The strategy of ranking a candidate lower than a less liked candidate is called burying. As the example illustrates, it is tricky to use and prone to backfiring badly. It also feels dishonest, so it is not clear how many voters can be convinced to do it. Consequently, it is unclear whether burying would be common in real Condorcet elections.

The results of a Condorcet election are unwieldy but far easier to report than for an election using instant runoff voting since it is enough to report the margins for each pairing of candidates. The amount of information required thus goes like the square of the number of candidates instead of increasing exponentially as for instant runoff voting. Nonetheless, the process of determining the winner can get quite complicated. This might easily erode faith in the system.

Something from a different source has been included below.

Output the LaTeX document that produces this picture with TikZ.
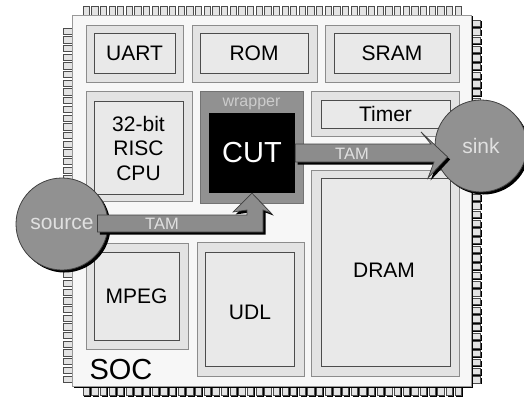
\documentclass[tikz,border=0pt]{standalone}
\usepackage{fontspec}
\setmainfont{Liberation Sans}
\usetikzlibrary{positioning,shadows}

\begin{document}
\begin{tikzpicture}[x=1pt,y=-1pt,
        every node/.style={inner sep=0pt, font=\fontsize{21}{24.5}\selectfont},
        shd/.style={drop shadow={shadow xshift=#1, shadow yshift=-#1, fill=black, opacity=1}},
        pin/.style={fill=gray!22, draw=black!70, line width=0.9pt},
        body/.style={draw=black!40, fill=gray!6, line width=0.8pt, shd=1.5pt},
        blkout/.style={draw=black!45, fill=gray!22, line width=0.8pt},
        blkin/.style={draw=black!70, fill=gray!17, line width=0.8pt, align=center},
        wrap/.style={draw=black!55, fill=black!43, line width=0.8pt},
        ball/.style={circle, draw=black!75, fill=black!43, text=white!88!black, line width=0.8pt, shd=2.5pt},
        tam/.style={fill=black!45, draw=black!75, line width=0.7pt, line join=miter, shd=2.5pt},
        tamtxt/.style={text=white!88!black, font=\fontsize{16.5}{18}\selectfont}]
        \useasboundingbox (0,0) rectangle (524,404);

        \foreach \i in {0,...,43} \filldraw[pin] ({83+8.65*\i},6) rectangle ++(6.3,9.5);
        \foreach \i in {0,...,43} \filldraw[pin, shd=1.4pt] ({83+8.65*\i},386.5) rectangle ++(6.3,9);
        \foreach \j in {0,...,40} \filldraw[pin] (63,{28+8.7*\j}) rectangle ++(9.5,6.3);
        \foreach \j in {0,...,41} \filldraw[pin, shd=1.4pt] (471,{20+8.7*\j}) rectangle ++(9.5,6.3);

        \node[body, minimum width=399, minimum height=371] (soc) at (271.5,200.5) {};
        \node[font=\fontsize{29}{30}\selectfont] (soclbl) at (121,370) {SOC};

        \node[blkout, minimum width=97, minimum height=57] (uartbox) at (134.5,53.5) {};
        \node[blkin, minimum width=81, minimum height=40] (uart) at (134.5,53) {UART};
        \node[blkout, minimum width=125, minimum height=57] (rombox) at (254.5,53.5) {};
        \node[blkin, minimum width=108, minimum height=40] (rom) at (254,53) {ROM};
        \node[blkout, minimum width=134, minimum height=57] (srambox) at (392,53.5) {};
        \node[blkin, minimum width=116, minimum height=40] (sram) at (392,53) {SRAM};
        \node[blkout, minimum width=106, minimum height=110] (cpubox) at (139,146) {};
        \node[blkin, minimum width=89, minimum height=93] (cpu) at (138.5,148) {32-bit\\RISC\\CPU};
        \node[blkout, minimum width=148, minimum height=45] (timerbox) at (385,113.5) {};
        \node[blkin, minimum width=129, minimum height=28] (timer) at (385.5,114) {Timer};
        \node[blkout, minimum width=148, minimum height=206] (drambox) at (385,273) {};
        \node[blkin, minimum width=129, minimum height=188] (dram) at (385.5,272) {};
        \node (dramlbl) at (384,270) {DRAM};
        \node[blkout, minimum width=102, minimum height=106] (mpegbox) at (137,296) {};
        \node[blkin, minimum width=85, minimum height=88] (mpeg) at (136.5,296) {MPEG};
        \node[blkout, minimum width=107, minimum height=134] (udlbox) at (250.5,309) {};
        \node[blkin, minimum width=89, minimum height=114] (udl) at (249.5,309) {};
        \node (udllbl) at (250,312) {UDL};

        \node[wrap, minimum width=103, minimum height=112] (wrap) at (251.5,147) {};
        \node[text=white!80!black, font=\fontsize{16}{17}\selectfont, below=7pt of wrap.north] (wraplbl) {wrapper};
        \node[fill=black, text=white, minimum width=86, minimum height=80, font=\fontsize{29}{30}\selectfont] (cut) at (252,153) {CUT};

        \node[ball, minimum size=92] (src) at (62,224) {source};
        \node[ball, minimum size=92] (sink) at (481,146) {sink};

        \filldraw[tam] ([xshift=-11pt,yshift=9pt]src.east) -- (247,215) -- (247,210) -- (233,212) -- (cut.south)
            -- (271,213) -- (263,210) -- (263,232) -- ([xshift=-11pt,yshift=-8pt]src.east) -- cycle;
        \filldraw[tam] ([yshift=9pt]cut.east) -- (431,144) -- (421,132) -- ([xshift=13pt,yshift=-11pt]sink.west)
            -- (428,178) -- (434,162) -- ([yshift=-9pt]cut.east) -- cycle;
        \node[tamtxt] (tamin) at (162,224) {TAM};
        \node[tamtxt] (tamout) at (352,154) {TAM};
\end{tikzpicture}
\end{document}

Finally, like all voting systems based on ranked preference ballots, the Condorcet method asks a lot from voters. In high-profile races such as the presidency the typical voter might know enough about the candidates to rank several of them, but this seems unlikely for races further down the ballot.

While we strongly approve of the goal of selecting a Condorcet winner, we feel that transfer elections offer a better mechanism for doing so. Nevertheless, among voting systems that utilize a ranked preference ballot, we consider the Condorcet method the best.

Abolishing the electoral college

Discussions of government reform often involve proposals that would clearly benefit one or the other of the two major political parties in the United States. In our view this is true of proposals to, for example, abolish the electoral college or make representation in the Senate proportional.

While there are often reasonable arguments to be made for these proposals, in our judgement, they are less about fundamentally changing the way our democracy functions than about shifting the balance of power toward either the Democrats or the Republicans. We make an effort to be non-partisan, and consequently do not promote any such proposals.